Skate’s Developers Respond To Player Criticism And Early Access Challenges

Skate’s Developers Respond To Player Criticism And Early Access Challenges

Skate’s early access launch back in September was a moment fans had been waiting for far too long. After more than a decade of absence, the news that EA was returning to the series was enough to set the community ablaze with excitement.

But this reboot was never just a nostalgia play. It was pitched as something more experimental: a hybrid between the tactile joy of the classic Skate formula and the fast-shifting expectations of a modern live-service game. The team envisioned a platform that could grow over time, and at first, players showed up: over 20 million joined in the opening weeks.

However, such early success can be a strange kind of illusion.
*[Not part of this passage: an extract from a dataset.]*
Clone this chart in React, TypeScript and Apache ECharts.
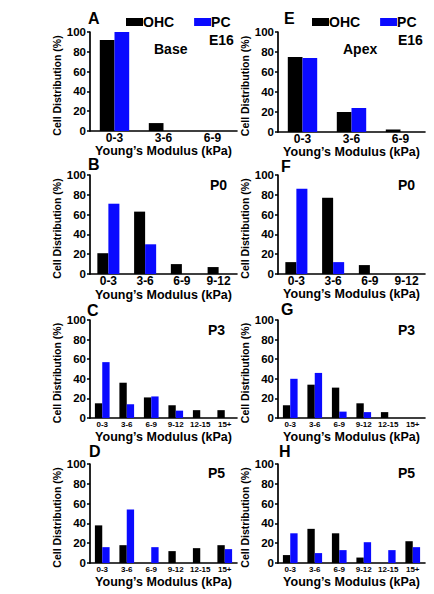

As TheGamer recently reported, the game has since lost more than 90 percent of its Steam audience; a staggering plummet that casts a long shadow over any conversation about the road ahead. Numbers aren’t the whole picture, but they shape the conditions in which a live-service game must survive. They raise the central question hanging over Skate’s early access period: what happens when ambition meets reality, and millions of players watch that collision unfold in real time?

I spoke directly with the Skate development team about what sits beneath that decline, and, more importantly, how they’re trying to rebuild trust with a community that wants more than just empty promises.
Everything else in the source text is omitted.